6 thoughts on “Saving Aesha, Saving Afghanistan

  1. I remember when I saw her for the first time at TIME magazine. It was a really shocking picture. I know that women in Arab countries are suppressed, but seeing the real picture gave me a clear image of the seriousness of the problem. As you mentioned, words alone cannot help her. But I do not know any other means to approach to her, even though I wish I had. What I can do so far is to see the reality.

  2. The video of Aesha was so shocking and I found that many women in Afghanistan suffer from the same circumstance that she was in. Aesha has a beautiful and strong spirit to overcome her sorrow, but there are many woman who experience the same suffering and cannot escape from the situation. For these women, what Aesha said can be a great help.

  3. This video was very touching and I thought this sends a strong message to younger age females. The adoptive mother of Aesha mentioned that “Aesha is a fighter.” When I look back at the woman discrimination in the world and see women treated as if they don’t have any right to speak or do anything, it hurts and makes me angry. I have studied about Afghanistan once, and I learned that most children, especially girls, are not able to go to school and learn because they need to stay home and help their parents. Also, the parents in Afghanistan encourage their girls to get married at a very young age so that the parents themselves can receive money from the husband’s family. The whole idea is so unreal and absurd for our commonsense. However, the acknowledgment of what Aesha went through will be a great change to the world. Aesha has physically lost parts of herself because of the abuse from her husband and also mentally lost confidence. But it is so astonishing that she is trying to be the spokeswoman in order to tell the world about justice. I hope for her future a great deal and hope she will contribute to many people who are suffering from the same matter.

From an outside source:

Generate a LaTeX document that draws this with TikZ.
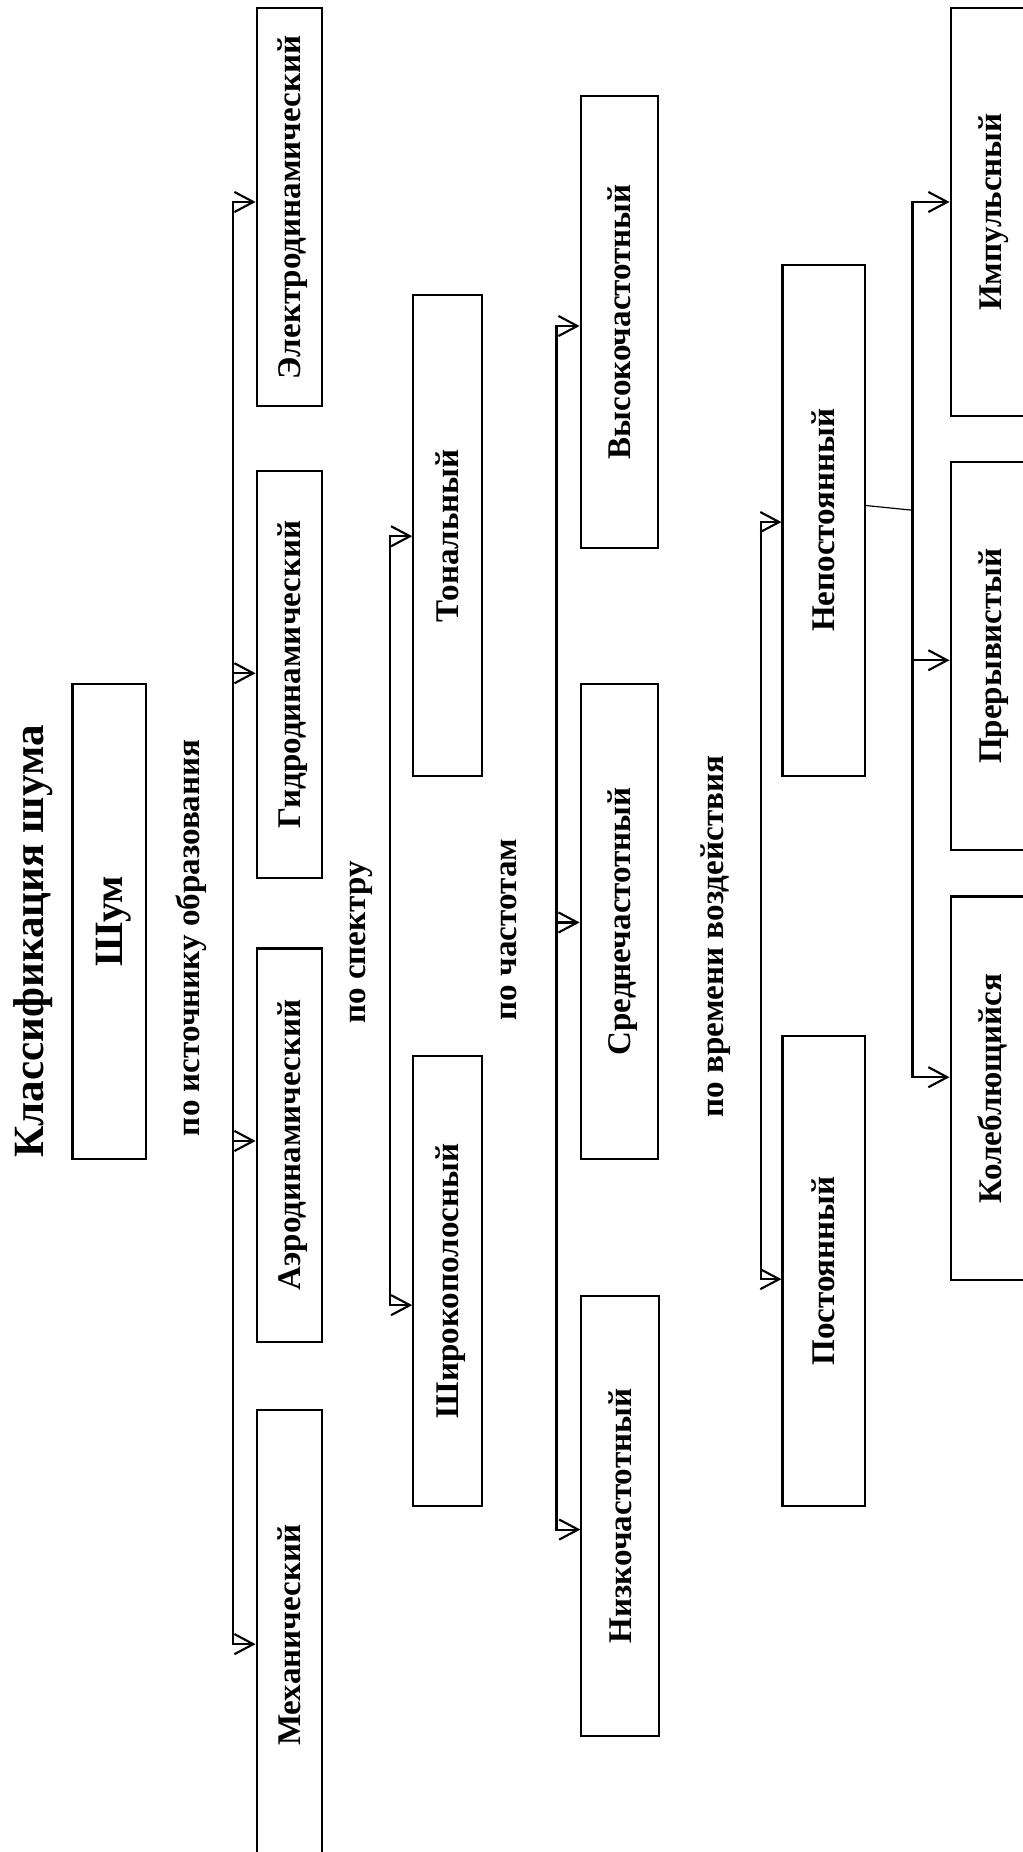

  4. I had the chance to read the TIME magazine article with Aesha on the cover when it was first published and I was shocked. The cover picture itself had a great impact but what she has gone through with the Taliban regime was so brutal and heartbreaking. The documentary video of CNN about Aesha leading a new life in America brought tears to my eyes. How she said she wants to become a police officer and bring justice to the society was touching, considering the situation she was in. I cannot but hope for the best for her, but one thing I am concerned with is the other girls still left behind in Afghanistan. Because of the TIME magazine, she was privileged to attract people’s attention and get all the aid and support, but those voices of women and girls who are still left behind in Afghanistan are silenced into nowhere. I hope the financial aid will help them become independent and not slip into the politicians’ pockets.

  5. I did not know that the Japanese government decided to offer a large amount of money as ODA for Afghanistan. I believe that it is morally right to do so and that the government did a good job, but at the same time, I feel that the government should do a better job about domestic politics. There are many problems in Japan such as 3.11 incidents, economic recession and social welfare, but everything is unresolved and there is no leadership in the Japanese government. Therefore, before deciding to offer a large amount of money to Afghanistan, they need to think more about domestic politics and improve the current situation in domestic affairs.

  6. I have seen her picture on the cover of Time Magazine and have heard of the life she had to go through before. Even though I know the facts of what she went through, I cannot start to imagine what she must have felt through all her experiences. I cannot but feel awe for how strong she is to have overcome this experience and now be able to lead every day with a smile. I think her story is well known in the U.S. since being on the cover of Time and had a big impact on the view of discrimination still going on in other parts of the world. I didn’t exactly view Japan as having strong relations with Afghanistan, so I was surprised that Japan was the one that lent a hand. I know nothing can happen in a short time and it takes time and energy. I hope that this aid will help change something, even if it is a little change.